Scientists "Startled": AFRICAN CULTURE IS THE FUTURE!!
























If you are a human being, you should kno that Africans come from 200,000 generations of ancestors. Our history does not begin with slavery or colonialism. You should kno this.

If you are a human being, you should kno that we Africans did not gain our identity or culture when the Imperialists declared our existence and named us negroes, slaves, pygmies, bushmen or anything else. If you kno an African who continues to carry a “government” name, a colonial or slave name, that name is an insult to African ancestry, an insult to all those 200,000 generations of Africans who rose above the plains and forests of our Motherland and built something greater than your enfeebled imagination can feature.

If you are a human being anywhere on this planet, you should kno that African villages and structures built upon scientific principles that have become the subject of doctoral theses and scholarship, and you can only appreciate an Ipod or cable television, which continues to infuse your soul with the anti-collective principles of bloodsucking capitalism.

If you are a human being with a human soul, you should kno that those who think they have “good hair” and those who believe their thick lips and dark skin reflect some burnt ham curse, all races came out of us. They all descend from Africans but everybody is not an African. WE SPRANG FROM THE SOIL OF AFRICA, other races merely come from the Africans.

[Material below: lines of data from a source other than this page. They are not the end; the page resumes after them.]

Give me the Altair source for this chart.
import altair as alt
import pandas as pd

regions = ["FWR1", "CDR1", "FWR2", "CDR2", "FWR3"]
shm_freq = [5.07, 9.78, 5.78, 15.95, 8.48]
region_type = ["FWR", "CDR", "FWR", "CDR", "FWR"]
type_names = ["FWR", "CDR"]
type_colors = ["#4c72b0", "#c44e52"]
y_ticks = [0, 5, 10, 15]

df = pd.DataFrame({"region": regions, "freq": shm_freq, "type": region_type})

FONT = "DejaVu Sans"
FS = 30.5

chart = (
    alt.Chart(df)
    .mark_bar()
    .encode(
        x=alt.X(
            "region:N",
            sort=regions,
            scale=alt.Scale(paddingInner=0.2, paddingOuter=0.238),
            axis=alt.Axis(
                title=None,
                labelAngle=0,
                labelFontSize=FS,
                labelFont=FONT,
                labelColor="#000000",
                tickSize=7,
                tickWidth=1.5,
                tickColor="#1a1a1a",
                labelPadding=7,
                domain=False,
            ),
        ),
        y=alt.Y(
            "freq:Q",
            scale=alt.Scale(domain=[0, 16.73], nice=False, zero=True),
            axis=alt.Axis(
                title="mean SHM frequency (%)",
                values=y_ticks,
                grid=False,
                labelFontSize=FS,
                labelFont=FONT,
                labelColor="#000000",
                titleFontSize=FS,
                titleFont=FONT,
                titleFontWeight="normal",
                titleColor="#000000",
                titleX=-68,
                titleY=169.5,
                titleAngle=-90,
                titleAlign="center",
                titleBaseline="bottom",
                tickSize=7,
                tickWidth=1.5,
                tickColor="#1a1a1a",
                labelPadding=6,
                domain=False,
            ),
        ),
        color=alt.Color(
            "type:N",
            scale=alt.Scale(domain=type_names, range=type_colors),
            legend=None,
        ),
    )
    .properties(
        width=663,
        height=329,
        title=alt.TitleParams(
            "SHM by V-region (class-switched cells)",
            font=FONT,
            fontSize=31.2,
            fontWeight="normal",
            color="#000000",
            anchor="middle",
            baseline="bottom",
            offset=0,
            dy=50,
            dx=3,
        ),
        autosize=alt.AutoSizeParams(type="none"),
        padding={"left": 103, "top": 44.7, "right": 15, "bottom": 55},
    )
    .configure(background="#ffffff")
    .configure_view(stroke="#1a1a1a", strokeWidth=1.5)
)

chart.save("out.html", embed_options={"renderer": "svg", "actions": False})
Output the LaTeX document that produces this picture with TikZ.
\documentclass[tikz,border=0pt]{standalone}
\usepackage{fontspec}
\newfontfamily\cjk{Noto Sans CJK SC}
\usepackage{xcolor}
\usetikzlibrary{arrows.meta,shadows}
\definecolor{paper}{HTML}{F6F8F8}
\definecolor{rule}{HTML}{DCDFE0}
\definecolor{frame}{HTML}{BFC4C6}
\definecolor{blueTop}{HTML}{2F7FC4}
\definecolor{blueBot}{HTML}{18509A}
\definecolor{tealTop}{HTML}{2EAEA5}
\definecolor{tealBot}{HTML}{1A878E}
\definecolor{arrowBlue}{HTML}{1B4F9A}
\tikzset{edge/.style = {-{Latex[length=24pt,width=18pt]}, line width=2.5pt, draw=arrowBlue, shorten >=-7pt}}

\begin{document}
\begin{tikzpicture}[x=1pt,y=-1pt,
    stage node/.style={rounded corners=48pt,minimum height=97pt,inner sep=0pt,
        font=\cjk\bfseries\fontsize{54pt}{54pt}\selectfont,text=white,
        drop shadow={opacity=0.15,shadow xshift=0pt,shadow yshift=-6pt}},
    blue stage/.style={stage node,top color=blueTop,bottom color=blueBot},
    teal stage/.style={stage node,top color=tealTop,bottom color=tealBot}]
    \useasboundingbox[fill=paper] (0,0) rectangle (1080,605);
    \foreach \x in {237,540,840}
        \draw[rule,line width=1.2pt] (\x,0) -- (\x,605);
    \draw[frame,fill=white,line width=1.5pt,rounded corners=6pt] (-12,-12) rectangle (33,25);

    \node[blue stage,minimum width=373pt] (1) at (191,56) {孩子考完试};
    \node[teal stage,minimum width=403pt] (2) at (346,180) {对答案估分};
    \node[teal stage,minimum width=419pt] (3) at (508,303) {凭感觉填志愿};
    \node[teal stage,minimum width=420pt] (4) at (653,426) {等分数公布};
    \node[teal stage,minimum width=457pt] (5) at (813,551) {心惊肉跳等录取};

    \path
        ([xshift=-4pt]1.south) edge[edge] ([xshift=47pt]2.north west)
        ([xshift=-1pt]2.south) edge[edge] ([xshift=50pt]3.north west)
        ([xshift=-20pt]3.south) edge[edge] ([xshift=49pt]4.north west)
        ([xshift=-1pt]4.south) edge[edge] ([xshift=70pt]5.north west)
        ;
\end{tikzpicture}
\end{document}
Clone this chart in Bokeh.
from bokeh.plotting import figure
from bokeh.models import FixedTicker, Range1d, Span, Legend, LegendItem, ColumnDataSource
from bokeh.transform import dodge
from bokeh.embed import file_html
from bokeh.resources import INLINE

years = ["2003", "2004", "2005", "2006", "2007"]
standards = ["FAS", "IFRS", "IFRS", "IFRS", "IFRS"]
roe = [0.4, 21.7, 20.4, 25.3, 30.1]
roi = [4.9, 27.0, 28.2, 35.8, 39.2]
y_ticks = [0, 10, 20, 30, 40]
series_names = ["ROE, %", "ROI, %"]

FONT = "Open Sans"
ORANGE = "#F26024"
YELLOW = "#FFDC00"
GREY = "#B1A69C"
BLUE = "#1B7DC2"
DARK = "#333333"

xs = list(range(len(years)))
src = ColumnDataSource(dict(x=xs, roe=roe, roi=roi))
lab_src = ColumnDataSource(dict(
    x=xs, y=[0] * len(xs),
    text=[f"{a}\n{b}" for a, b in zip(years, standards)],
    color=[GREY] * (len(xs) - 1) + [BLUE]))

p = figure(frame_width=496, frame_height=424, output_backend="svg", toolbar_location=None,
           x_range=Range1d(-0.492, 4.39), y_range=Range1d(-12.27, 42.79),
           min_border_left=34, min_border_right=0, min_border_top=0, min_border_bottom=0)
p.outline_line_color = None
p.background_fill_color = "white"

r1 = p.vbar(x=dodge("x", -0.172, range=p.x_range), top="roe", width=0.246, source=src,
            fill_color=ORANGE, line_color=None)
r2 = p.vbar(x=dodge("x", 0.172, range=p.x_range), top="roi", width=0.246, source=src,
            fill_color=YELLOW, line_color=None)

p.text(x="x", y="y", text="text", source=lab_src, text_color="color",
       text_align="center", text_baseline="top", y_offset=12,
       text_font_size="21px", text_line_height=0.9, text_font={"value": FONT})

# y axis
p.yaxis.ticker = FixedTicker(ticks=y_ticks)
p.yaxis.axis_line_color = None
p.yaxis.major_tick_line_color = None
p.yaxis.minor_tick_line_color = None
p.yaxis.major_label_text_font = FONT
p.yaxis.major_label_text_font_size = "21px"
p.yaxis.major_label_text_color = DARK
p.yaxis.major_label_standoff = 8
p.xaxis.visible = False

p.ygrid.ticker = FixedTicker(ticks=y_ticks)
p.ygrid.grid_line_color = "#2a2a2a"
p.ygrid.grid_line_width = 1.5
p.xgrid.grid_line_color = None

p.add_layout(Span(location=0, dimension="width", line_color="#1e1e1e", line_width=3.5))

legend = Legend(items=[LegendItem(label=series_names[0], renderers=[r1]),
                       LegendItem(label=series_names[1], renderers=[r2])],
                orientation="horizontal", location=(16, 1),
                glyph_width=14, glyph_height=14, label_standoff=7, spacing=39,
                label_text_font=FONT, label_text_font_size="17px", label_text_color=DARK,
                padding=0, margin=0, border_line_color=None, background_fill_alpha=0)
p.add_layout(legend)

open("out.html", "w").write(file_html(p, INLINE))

If you are a human being, you should kno that Africans are more diverse within ourselves than Europeans and Asians who differentiated out of us. Our genetic diversity gave birth to them; our genetic diversity is several times greater than any other group. This study shows that the greatest genetic diversity on the planet is concentrated in Africa. There is no African race, we are a group of groups that is more diverse than all other groups combined.

Which means, if you are a human being, African peoples are the mothers and fathers of humanity, and therefore AFRICAN CULTURE IS THE FUTURE!